Have you ever been a part of a group that was about to embark on a task or a journey and everyone seems to be standing around talking and nothing seems to be happening?
Suddenly, somebody asks, “Hey, what are we waiting for?”
(For the grammar nazis out there, I am indeed aware of that horrid preposition dangling there. However, you know as well as I do that it is tragically rare that someone would ask, instead, “For what are we waiting?”)
Everyone looks around to try to find an answer to that question.
It seems to me that followers of Jesus sometimes lose sight of the answer to that question.
Seriously… what IS it that we are waiting to see? What ARE we waiting for?
Paul referred to it in his letter to his Thessalonian pupils as he was celebrating their living faith:
“For they themselves report concerning us the kind of reception we had among you, and how you turned to God from idols to serve the living and true God, and to wait for His Son from heaven, whom he raised from the dead, Jesus who delivers us from the wrath to come” (1 Thess 1.9-10)

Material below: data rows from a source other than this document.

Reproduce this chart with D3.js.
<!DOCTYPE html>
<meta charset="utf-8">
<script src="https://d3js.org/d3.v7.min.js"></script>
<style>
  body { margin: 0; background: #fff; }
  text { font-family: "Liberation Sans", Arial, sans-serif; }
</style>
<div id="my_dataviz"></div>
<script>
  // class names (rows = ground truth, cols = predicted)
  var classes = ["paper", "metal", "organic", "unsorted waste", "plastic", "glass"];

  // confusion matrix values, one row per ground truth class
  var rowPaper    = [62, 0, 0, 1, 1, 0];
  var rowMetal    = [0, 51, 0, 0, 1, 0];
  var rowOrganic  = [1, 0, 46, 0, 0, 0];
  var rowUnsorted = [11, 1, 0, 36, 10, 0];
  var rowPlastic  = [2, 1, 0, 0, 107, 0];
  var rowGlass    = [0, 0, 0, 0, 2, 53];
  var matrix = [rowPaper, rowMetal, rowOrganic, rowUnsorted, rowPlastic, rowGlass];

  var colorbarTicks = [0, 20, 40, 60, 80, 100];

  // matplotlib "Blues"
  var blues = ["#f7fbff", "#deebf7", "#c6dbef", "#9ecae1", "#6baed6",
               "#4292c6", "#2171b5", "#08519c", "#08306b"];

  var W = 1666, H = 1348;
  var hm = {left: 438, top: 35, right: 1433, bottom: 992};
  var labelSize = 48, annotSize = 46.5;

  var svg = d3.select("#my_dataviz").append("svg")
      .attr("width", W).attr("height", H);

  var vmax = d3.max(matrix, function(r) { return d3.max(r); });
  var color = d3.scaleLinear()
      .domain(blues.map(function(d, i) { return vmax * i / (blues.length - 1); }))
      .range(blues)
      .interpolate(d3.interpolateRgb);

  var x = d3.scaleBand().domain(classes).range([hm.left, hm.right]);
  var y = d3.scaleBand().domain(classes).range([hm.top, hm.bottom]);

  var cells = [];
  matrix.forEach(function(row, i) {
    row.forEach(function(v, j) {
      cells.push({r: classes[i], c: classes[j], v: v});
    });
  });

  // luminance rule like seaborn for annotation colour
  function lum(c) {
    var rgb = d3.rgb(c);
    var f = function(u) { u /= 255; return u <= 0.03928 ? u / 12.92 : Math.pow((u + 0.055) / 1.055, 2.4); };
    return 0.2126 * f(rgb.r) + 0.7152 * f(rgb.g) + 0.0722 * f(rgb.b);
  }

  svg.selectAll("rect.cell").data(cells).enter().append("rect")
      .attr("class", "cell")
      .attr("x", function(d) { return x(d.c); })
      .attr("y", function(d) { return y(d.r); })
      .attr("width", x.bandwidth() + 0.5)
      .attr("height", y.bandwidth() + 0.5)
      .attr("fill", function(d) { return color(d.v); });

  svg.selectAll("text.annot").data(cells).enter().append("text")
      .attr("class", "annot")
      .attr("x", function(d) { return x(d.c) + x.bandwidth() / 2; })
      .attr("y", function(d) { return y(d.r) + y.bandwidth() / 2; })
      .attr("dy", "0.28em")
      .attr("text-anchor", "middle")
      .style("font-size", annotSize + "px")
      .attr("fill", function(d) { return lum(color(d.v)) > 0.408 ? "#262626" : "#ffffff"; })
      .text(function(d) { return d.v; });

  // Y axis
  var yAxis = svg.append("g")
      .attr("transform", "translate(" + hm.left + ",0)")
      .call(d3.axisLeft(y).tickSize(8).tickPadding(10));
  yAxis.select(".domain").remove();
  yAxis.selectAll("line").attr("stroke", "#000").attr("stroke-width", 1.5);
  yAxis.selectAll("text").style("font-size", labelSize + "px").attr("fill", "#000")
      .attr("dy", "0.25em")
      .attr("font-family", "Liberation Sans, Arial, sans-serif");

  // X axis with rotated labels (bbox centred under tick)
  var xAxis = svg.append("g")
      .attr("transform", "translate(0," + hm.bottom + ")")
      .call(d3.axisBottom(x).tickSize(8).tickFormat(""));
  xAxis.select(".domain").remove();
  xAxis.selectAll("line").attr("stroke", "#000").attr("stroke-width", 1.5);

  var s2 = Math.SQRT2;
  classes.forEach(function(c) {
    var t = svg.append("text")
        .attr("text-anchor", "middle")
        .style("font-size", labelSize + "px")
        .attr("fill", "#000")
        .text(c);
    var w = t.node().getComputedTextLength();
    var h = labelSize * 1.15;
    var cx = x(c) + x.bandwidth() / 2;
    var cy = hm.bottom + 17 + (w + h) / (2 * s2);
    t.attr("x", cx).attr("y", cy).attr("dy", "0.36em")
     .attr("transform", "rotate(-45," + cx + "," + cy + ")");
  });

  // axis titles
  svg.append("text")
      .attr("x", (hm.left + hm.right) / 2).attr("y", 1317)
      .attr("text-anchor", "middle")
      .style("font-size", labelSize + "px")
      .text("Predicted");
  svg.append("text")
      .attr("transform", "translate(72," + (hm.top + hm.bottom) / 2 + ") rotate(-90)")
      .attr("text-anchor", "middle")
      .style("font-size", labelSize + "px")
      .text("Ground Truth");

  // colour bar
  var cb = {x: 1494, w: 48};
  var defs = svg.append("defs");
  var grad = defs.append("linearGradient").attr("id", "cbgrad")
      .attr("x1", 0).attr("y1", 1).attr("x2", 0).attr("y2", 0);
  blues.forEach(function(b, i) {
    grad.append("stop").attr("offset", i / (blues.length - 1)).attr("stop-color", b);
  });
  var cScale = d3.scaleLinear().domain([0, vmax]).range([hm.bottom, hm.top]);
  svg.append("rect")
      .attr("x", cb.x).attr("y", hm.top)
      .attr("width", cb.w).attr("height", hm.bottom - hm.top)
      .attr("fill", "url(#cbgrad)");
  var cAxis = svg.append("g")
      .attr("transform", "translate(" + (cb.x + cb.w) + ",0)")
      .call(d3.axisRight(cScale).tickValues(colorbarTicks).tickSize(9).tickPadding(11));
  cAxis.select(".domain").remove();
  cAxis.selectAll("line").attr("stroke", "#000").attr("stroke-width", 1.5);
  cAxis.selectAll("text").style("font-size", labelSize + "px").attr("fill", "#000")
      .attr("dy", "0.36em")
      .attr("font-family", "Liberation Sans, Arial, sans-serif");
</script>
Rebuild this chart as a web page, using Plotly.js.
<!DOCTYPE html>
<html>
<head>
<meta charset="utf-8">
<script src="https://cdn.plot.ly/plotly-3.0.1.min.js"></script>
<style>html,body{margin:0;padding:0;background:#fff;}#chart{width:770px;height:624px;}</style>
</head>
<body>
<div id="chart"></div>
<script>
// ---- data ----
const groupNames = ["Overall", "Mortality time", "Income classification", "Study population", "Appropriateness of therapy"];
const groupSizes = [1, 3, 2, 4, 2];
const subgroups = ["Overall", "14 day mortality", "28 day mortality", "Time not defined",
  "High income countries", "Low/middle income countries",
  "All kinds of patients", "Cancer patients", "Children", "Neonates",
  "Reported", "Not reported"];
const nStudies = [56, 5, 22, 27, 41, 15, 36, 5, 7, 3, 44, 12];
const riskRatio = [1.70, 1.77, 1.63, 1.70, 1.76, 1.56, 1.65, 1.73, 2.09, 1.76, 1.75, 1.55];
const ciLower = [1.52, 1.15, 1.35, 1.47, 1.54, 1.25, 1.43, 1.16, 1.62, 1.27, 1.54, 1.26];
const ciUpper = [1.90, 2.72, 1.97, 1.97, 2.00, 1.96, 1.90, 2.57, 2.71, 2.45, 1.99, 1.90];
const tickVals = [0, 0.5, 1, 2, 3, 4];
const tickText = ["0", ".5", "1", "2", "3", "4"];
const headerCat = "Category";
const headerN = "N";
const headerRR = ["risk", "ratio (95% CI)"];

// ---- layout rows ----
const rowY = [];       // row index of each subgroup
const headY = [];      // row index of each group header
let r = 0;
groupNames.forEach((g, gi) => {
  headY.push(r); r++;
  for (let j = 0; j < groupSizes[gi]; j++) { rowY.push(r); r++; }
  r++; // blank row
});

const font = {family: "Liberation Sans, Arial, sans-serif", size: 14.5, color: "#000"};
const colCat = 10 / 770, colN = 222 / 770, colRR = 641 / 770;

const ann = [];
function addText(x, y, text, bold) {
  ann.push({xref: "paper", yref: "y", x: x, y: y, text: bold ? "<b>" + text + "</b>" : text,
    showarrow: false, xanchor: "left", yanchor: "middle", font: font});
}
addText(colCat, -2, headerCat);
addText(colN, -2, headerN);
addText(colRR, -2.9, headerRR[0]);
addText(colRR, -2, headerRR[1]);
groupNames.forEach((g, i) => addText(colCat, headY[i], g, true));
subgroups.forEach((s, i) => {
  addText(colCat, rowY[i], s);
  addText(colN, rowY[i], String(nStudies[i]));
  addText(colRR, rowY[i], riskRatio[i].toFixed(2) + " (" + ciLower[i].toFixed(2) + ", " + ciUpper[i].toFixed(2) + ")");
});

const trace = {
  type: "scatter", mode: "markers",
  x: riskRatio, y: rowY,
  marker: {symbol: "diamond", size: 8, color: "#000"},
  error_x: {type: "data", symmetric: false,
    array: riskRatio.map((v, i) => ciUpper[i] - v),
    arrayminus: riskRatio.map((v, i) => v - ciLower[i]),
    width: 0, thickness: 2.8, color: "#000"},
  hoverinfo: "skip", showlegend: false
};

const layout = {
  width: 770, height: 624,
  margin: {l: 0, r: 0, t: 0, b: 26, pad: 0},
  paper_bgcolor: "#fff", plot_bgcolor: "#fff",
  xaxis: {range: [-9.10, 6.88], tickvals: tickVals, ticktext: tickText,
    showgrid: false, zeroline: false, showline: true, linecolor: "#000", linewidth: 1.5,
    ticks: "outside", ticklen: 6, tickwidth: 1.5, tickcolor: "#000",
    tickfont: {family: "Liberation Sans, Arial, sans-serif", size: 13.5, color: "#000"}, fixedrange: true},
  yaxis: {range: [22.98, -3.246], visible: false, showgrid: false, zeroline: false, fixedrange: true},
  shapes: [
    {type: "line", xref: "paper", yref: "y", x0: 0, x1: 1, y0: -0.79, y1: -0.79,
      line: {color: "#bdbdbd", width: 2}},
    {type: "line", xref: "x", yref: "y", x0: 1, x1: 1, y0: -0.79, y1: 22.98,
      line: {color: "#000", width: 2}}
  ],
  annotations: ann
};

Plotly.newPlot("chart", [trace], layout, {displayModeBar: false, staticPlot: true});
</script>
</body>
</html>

The Apostle is making reference to the faith of these believers that seems to be spreading like wildfire in their part of the world because of its richness and genuineness. He and his team had been hearing from others about how these good folks had been so receptive to the message that had been brought and planted within them.
He pointed out the change in perspective that had taken place in them. They had turned “from idols to serve the living and true God.” They had, in essence, turned from an empty religion to a life-giving relationship with God.
But mere service to God was not all that they had embraced. They turned “to wait for his Son from heaven.” Did you catch that?
Paul reminded them that they were not merely serving God, but they were waiting for something. Well, that’s not entirely accurate. They were waiting for someone. They were waiting for Jesus to return.
Jesus, according to the apostle’s teaching, will return. He will return.
How do we know? He promised. And the sign of his promise, the very fact that he was raised from the dead, assures us that he is coming back to do the very same for us. Every person that has died physically who had been born spiritually, will be, like Jesus himself, raised to an utterly indestructible, incorruptible, imperishable, eternally spiritual, physical, and emotional life.
Because he rose from the dead, he will come and raise us—and deliver every believer in Jesus, both physically living and dead, from the wrath to come.
We wait for Jesus to do what He promised. We wait for this blessed hope. We wait.
What are we waiting for?
We wait for things to be put back the way they were meant to be before our sin wrecked the world. We wait for the arrival of the reality to which our faith has pointed us all along. We wait for the shout of the archangel and the trumpet to sound and the joyous moment of meeting Jesus in the sky.
But for now, we work and we grow and we live and we love and we endure and we groan with the weight of the brokenness of sin.
And we wait.
What are we waiting for?
Jesus. We’re waiting for Jesus.
Father, grant us the grace to wait patiently, hopefully, but diligently for the fulfillment of your promises. Even so, come quickly, Lord Jesus!